It’s hard to imagine a world where the tri-faced king of processes didn’t reign supreme. But beyond MIG, TIG and Stick lies a fascinating realm of barely-known insane welding processes. Here are 2 you’ve probably never even heard of.
Not so much “cold” as “not hot,” Cold welding requires absolutely no heat. How’s that possible? Instead of using heat to bond 2 pieces together, this process tricks metal atoms into thinking they’re all part of the same piece. Here’s how the first one of these 2 insane welding processes works:
Imagine metal pieces are made up of atoms that are obsessed with hugging. Specifically, atoms that love to hug other metal atoms. When you stick 2 pieces of metal together, their atoms desperately want to hug one another. But they can’t, because every piece of metal is covered on the outside by multiple layers of oxygen molecules and corrosion (plus dirt, grime, etc.). These layers act as barriers that prevent the metal atoms in one piece from hugging the atoms in another piece.
Now let’s say you’re in space. Since there’s no air, there are no oxygen molecules to act as a barrier. Only layers of corrosion keep the atoms in 2 pieces of metal from hugging one another. If you remove these layers (by cleaning or wear and tear) and push the 2 pieces together, there’s nothing left to separate the one from the other. Their atoms are now free to hug it out. In fact, the atoms from one piece will hug the atoms from the other so hard; it’ll create a solid-state weld between the two without any heat or filler material.
Originally, cold welding was more of a problem than a solution. Early satellites contained lots of metal parts. As these parts would interact with one another, their corrosive layers would rub off meaning there were no longer any barriers between their atoms. The pieces would accidentally be welded together in a permanent bond.
Today, cold welding is largely used for nanotechnology. Because nano-fabrication is so small, creating a micro-sized welding machine is incredibly difficult. By using a vacuum to suck out all the air molecules from a container, it’s possible to actually cold weld 2 micro-sized pieces together more effectively than any traditional welding process.
Imagine instead of a welding machine, you’ve got a napalm bomb. That’s similar to how Thermite welding works. Unlike cold welding, Thermite welding is all about cranking up the heat. Today, this process is mainly used to connect the ends of railroad tracks. As railroads are being built, a gap of about 1 inch is left where one rail ends and the next one starts. A rough mold in the shape of the track is placed around this gap. A large stack that looks like a Dutch oven is placed over the mold. This is called the “crucible.” The crucible is then filled with a Thermite mixture and metal alloys. Thermite is like black powder, in that it burns super hot for a very quick period of time.

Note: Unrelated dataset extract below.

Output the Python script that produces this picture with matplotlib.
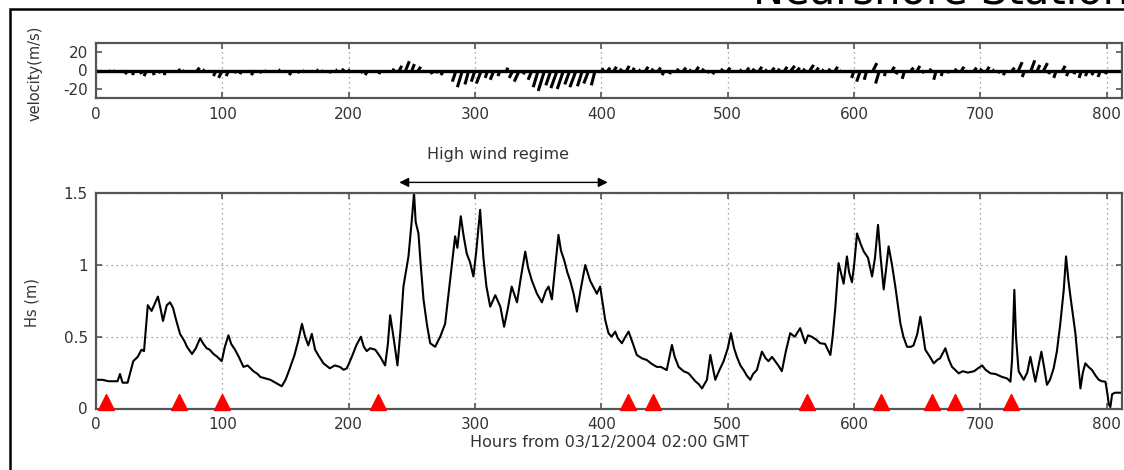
import matplotlib
matplotlib.use("Agg")
import matplotlib.pyplot as plt
from matplotlib.patches import Rectangle
import numpy as np

# ---------------- data ----------------
title_text = "Nearshore Station"
xlabel_text = "Hours from 03/12/2004 02:00 GMT"
regime_text = "High wind regime"
regime_start, regime_end = 240, 405

x_ticks = [0, 100, 200, 300, 400, 500, 600, 700, 800]
vel_ticks = [-20, 0, 20]
hs_ticks = [0, 0.5, 1, 1.5]
hs_ticklabels = ["0", "0.5", "1", "1.5"]

# wind velocity stick (feather) plot, one stick every 5 hours
vel_hours = list(range(0, 810, 5))
vel_v = [
    -1, -2, -1, -1, -2, -4, -5, -4, -6, -5, -3, -5, -2, 1, -1, 0, 3, 1, -2, -6,
    -8, -6, -3, -4, -2, -5, -3, -1, -2, 1, -2, -5, -3, -1, -2, 1, -1, -3, 1, 2,
    1, -2, -3, -5, -2, -4, 0, 2, 5, 10, 7, 4, -2, -4, -3, -5, -2, -12, -18, -15,
    -12, -14, -8, -10, -6, 3, -8, -12, -4, -10, -18, -22, -16, -19, -20, -15, -18, -17, -14, -16,
    2, 3, 4, 2, 5, 3, 1, 4, 2, 3, -5, -4, 2, 3, 1, 4, 2, -3, -4, 2,
    3, -2, 1, 3, 2, 4, 1, 3, 2, 4, 5, 3, 2, 6, 3, 1, 2, 4, -1, 0,
    -8, -12, -10, 8, -14, -6, 4, -4, -9, 3, 5, -3, 2, -10, -6, -3, 2, 4, -2, 3,
    2, 4, 1, -3, -5, 3, 9, -7, 11, 6, 8, -4, -8, 5, -6, -4, -8, -6, -5, -7,
    -4, -2,
]
vel_u = [
    1, -1, 1, -1, 1, -2, -1, 1, -2, 1, 1, -1, 1, 2, -1, 1, 2, 1, -1, -2,
    -3, -2, 1, -1, 1, -2, 1, -1, 1, 1, -1, -2, 1, -1, 1, 1, -1, 1, 1, 1,
    1, -1, 1, -2, 1, -1, 1, 1, 2, 3, 2, 2, -1, 1, -1, -2, 1, -3, -4, -3,
    -3, -4, -2, -3, -2, 1, -3, -4, -2, -3, -4, -5, -4, -5, -5, -4, -5, -4, -4, -3,
    2, 2, 2, 1, 2, 1, 1, 2, 1, 2, -2, -1, 1, 2, 1, 2, 1, -1, -2, 1,
    2, -1, 1, 2, 1, 2, 1, 2, 1, 2, 3, 2, 1, 3, 2, 1, 1, 2, -1, 1,
    -2, -3, -2, 3, -3, -1, 2, -2, -2, 2, 2, -1, 1, -2, -1, -1, 1, 2, -1, 2,
    1, 2, 1, -1, -2, 2, 3, -2, 3, 2, 3, -1, -2, 2, -2, -1, -2, -2, -2, -2,
    -1, -1,
]

# significant wave height
hs_hours = [
    0, 5, 10, 17, 19, 21, 25, 29.5, 33, 36,
    38, 41, 44, 47, 49, 51, 53, 56, 58.6, 61,
    63, 66.5, 70, 72, 76, 79, 82.4, 85, 87.6, 90,
    93, 96, 99.5, 102, 104.8, 107, 110, 113, 116.7, 120,
    124.6, 128, 130, 134, 138, 142, 147, 150, 153, 157,
    160, 163, 165.5, 168, 170.8, 173.4, 176, 180, 185, 189,
    193, 196, 198.5, 201, 203.8, 206, 209.6, 212, 214.3, 217,
    221, 225, 228.8, 231, 232.8, 235.4, 238.6, 241, 243.3, 247.3,
    250, 251.7, 253, 255.2, 257, 259.2, 262, 264.5, 268.4, 272.4,
    276.3, 280.3, 284.2, 286, 288.7, 291, 293.4, 296, 298.7, 301,
    304, 306.6, 309, 312, 316, 320, 323, 326, 329, 333.2,
    336, 339.7, 342, 345, 349, 352.9, 356, 358.2, 360.8, 363,
    366, 368, 370.5, 373, 375.3, 378, 380.6, 384, 387.2, 391.1,
    394, 396.4, 399, 403, 405.6, 408, 410.9, 413, 416.2, 419,
    421.5, 425, 428, 432, 435.9, 440, 443.8, 447, 451.7, 455.8,
    458, 461.1, 465, 469, 474.3, 477, 479.6, 483.5, 486.2, 490.1,
    493, 496.7, 500, 502.5, 505, 507.2, 510, 512.5, 515, 517.8,
    520, 523, 527, 530, 532.2, 535, 537.5, 540, 542.8, 546,
    549.4, 553, 557.3, 561.3, 563.5, 566.5, 570, 573.1, 577, 581.2,
    583, 585.1, 587.7, 589.5, 591.7, 594.3, 596, 598.3, 600, 602.3,
    605, 607.6, 611, 614.2, 616.5, 618.9, 621, 623.4, 625, 627.3,
    630, 632.6, 636.6, 639, 641.9, 645, 647, 650, 652.4, 654,
    656.3, 660, 663, 666, 668, 672.2, 675, 677.5, 682.8, 686,
    690, 695, 698, 701.3, 704, 707.9, 712, 717.1, 721, 723.7,
    725, 726.8, 728.1, 730.2, 734.2, 737, 739.5, 743.4, 745.5, 748.2,
    750.5, 752.6, 755, 757.9, 760.5, 763.2, 765.9, 767.7, 769.5, 771.2,
    775.1, 779.1, 781, 783, 785.5, 788.3, 791, 793.6, 796, 798.9,
    800.5, 801.5, 802.8, 804.2, 806.5, 809.4, 812,
]
hs_values = [
    0.20, 0.20, 0.19, 0.19, 0.24, 0.18, 0.18, 0.33, 0.36, 0.41,
    0.40, 0.72, 0.68, 0.74, 0.78, 0.70, 0.61, 0.72, 0.74, 0.70,
    0.63, 0.52, 0.47, 0.43, 0.38, 0.42, 0.49, 0.45, 0.42, 0.41,
    0.38, 0.36, 0.33, 0.43, 0.51, 0.45, 0.41, 0.36, 0.29, 0.30,
    0.26, 0.24, 0.22, 0.21, 0.20, 0.18, 0.155, 0.20, 0.27, 0.37,
    0.47, 0.59, 0.50, 0.44, 0.52, 0.41, 0.37, 0.315, 0.28, 0.30,
    0.29, 0.27, 0.28, 0.33, 0.39, 0.44, 0.50, 0.43, 0.40, 0.42,
    0.41, 0.36, 0.30, 0.45, 0.65, 0.50, 0.30, 0.55, 0.85, 1.06,
    1.32, 1.50, 1.30, 1.22, 1.00, 0.76, 0.58, 0.455, 0.43, 0.50,
    0.59, 0.90, 1.20, 1.12, 1.34, 1.20, 1.08, 1.02, 0.92, 1.10,
    1.385, 1.05, 0.85, 0.71, 0.79, 0.71, 0.57, 0.70, 0.85, 0.74,
    0.90, 1.094, 0.98, 0.89, 0.80, 0.74, 0.82, 0.85, 0.76, 0.95,
    1.21, 1.10, 1.035, 0.95, 0.89, 0.80, 0.675, 0.85, 1.00, 0.89,
    0.84, 0.80, 0.85, 0.617, 0.525, 0.50, 0.536, 0.49, 0.455, 0.50,
    0.536, 0.45, 0.373, 0.35, 0.338, 0.31, 0.29, 0.29, 0.268, 0.443,
    0.36, 0.29, 0.26, 0.245, 0.19, 0.17, 0.14, 0.20, 0.373, 0.20,
    0.26, 0.33, 0.42, 0.525, 0.42, 0.36, 0.30, 0.268, 0.23, 0.20,
    0.24, 0.268, 0.396, 0.35, 0.33, 0.36, 0.33, 0.30, 0.26, 0.40,
    0.525, 0.50, 0.56, 0.455, 0.51, 0.50, 0.48, 0.455, 0.45, 0.373,
    0.50, 0.70, 1.013, 0.95, 0.87, 1.06, 0.95, 0.88, 1.00, 1.22,
    1.15, 1.095, 1.05, 0.92, 1.05, 1.28, 1.05, 0.83, 0.95, 1.13,
    1.00, 0.85, 0.594, 0.50, 0.43, 0.43, 0.44, 0.52, 0.64, 0.55,
    0.41, 0.36, 0.315, 0.34, 0.35, 0.42, 0.34, 0.29, 0.245, 0.26,
    0.25, 0.26, 0.28, 0.30, 0.27, 0.245, 0.24, 0.22, 0.21, 0.187,
    0.34, 0.827, 0.50, 0.26, 0.20, 0.25, 0.36, 0.187, 0.28, 0.396,
    0.28, 0.165, 0.20, 0.28, 0.40, 0.594, 0.827, 1.06, 0.90, 0.78,
    0.525, 0.14, 0.25, 0.315, 0.29, 0.268, 0.23, 0.20, 0.19, 0.187,
    0.10, 0.03, 0.01, 0.10, 0.11, 0.11, 0.11,
]

# low-wind event markers
event_hours = [8, 66, 100, 223, 421, 441, 563, 621, 662, 680, 724]

assert len(vel_u) == len(vel_v) == len(vel_hours)
assert len(hs_hours) == len(hs_values)

# ---------------- figure ----------------
W, H = 1124, 470
plt.rcParams['font.family'] = ['DejaVu Sans']
plt.rcParams['axes.unicode_minus'] = False
fig = plt.figure(figsize=(W / 100, H / 100), dpi=100)

TXT = '#333333'
SPINE = '#555555'
GRID = dict(color='#8a8a8a', linestyle=(0, (1, 3)), linewidth=0.9)
XMAX = 812

def px_axes(x0, y0, x1, y1):
    return fig.add_axes([x0 / W, 1 - y1 / H, (x1 - x0) / W, (y1 - y0) / H])

def style(ax):
    for s in ax.spines.values():
        s.set_color(SPINE)
        s.set_linewidth(1.6)
    ax.tick_params(direction='in', length=4, width=1.2, colors=SPINE,
                   labelcolor=TXT, labelsize=11, top=True, right=True, pad=6)

# outer frame (cropped)
fig.patches.append(Rectangle((9.5 / W, -0.1), 1.2, 1 - 9 / H + 0.1,
                             transform=fig.transFigure, fill=False,
                             edgecolor='black', linewidth=1.8))
fig.text(753 / W, 1 - 3 / H, title_text, fontsize=30, ha='left',
         va='baseline', color='black')

# ---- top: velocity ----
ax1 = px_axes(96, 42.7, 1122, 98.3)
for t, u, v in zip(vel_hours, vel_u, vel_v):
    ax1.plot([t, t + u], [0, v], color='black', linewidth=2.2,
             solid_capstyle='butt')
ax1.axhline(0, color='black', linewidth=2.4)
ax1.set_xlim(0, XMAX)
ax1.set_ylim(-30, 30)
ax1.set_xticks(x_ticks)
ax1.set_yticks(vel_ticks)
ax1.grid(axis='x', **GRID)
style(ax1)
ax1.set_ylabel("velocity(m/s)", fontsize=10.5, color=TXT, labelpad=4)
ax1.yaxis.set_label_coords(-0.052, 0.45)

# ---- bottom: Hs ----
ax2 = px_axes(96, 193.3, 1122, 408.5)
ax2.plot(hs_hours, hs_values, color='black', linewidth=1.5)
ax2.plot(event_hours, [0.045] * len(event_hours), linestyle='none',
         marker='^', markersize=11, color='#ff0000', clip_on=False, zorder=5)
ax2.set_xlim(0, XMAX)
ax2.set_ylim(0, 1.5)
ax2.set_xticks(x_ticks)
ax2.set_yticks(hs_ticks)
ax2.set_yticklabels(hs_ticklabels)
ax2.grid(True, **GRID)
style(ax2)
ax2.set_ylabel("Hs (m)", fontsize=10.5, color=TXT)
ax2.yaxis.set_label_coords(-0.055, 0.49)
ax2.set_xlabel(xlabel_text, fontsize=11.5, color=TXT, labelpad=2)

# high wind regime arrow
ax2.annotate('', xy=(regime_start, 1.576), xytext=(regime_end, 1.576),
             arrowprops=dict(arrowstyle='<|-|>', color='black', lw=1.0,
                             mutation_scale=14, shrinkA=0, shrinkB=0),
             annotation_clip=False)
ax2.text((regime_start + regime_end) / 2 - 4, 1.77, regime_text,
         ha='center', va='center', fontsize=11.5, color=TXT)

fig.savefig("out.png", dpi=100)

Because the thermite weld is so hot, the ends of the rails must be preheated. Once everyone’s got their hot dogs and marshmallows out, the thermite in the crucible is ignited. The intense heat from the reaction causes the metal alloys in the crucible to melt into a molten liquid. Often times, this reaction can get as hot as 4500 degrees F. To put that in perspective, that’s twice as hot as the temperature of a lava flow.
Once the metal alloys have been melted down by the termite reaction, the bottom of the crucible is then breached. The molten metal flows down from the crucible and into the mold. Once the metal has cooled, it’s grinned down to a smooth surface. This allows the train to seamlessly glide from one rail to the next.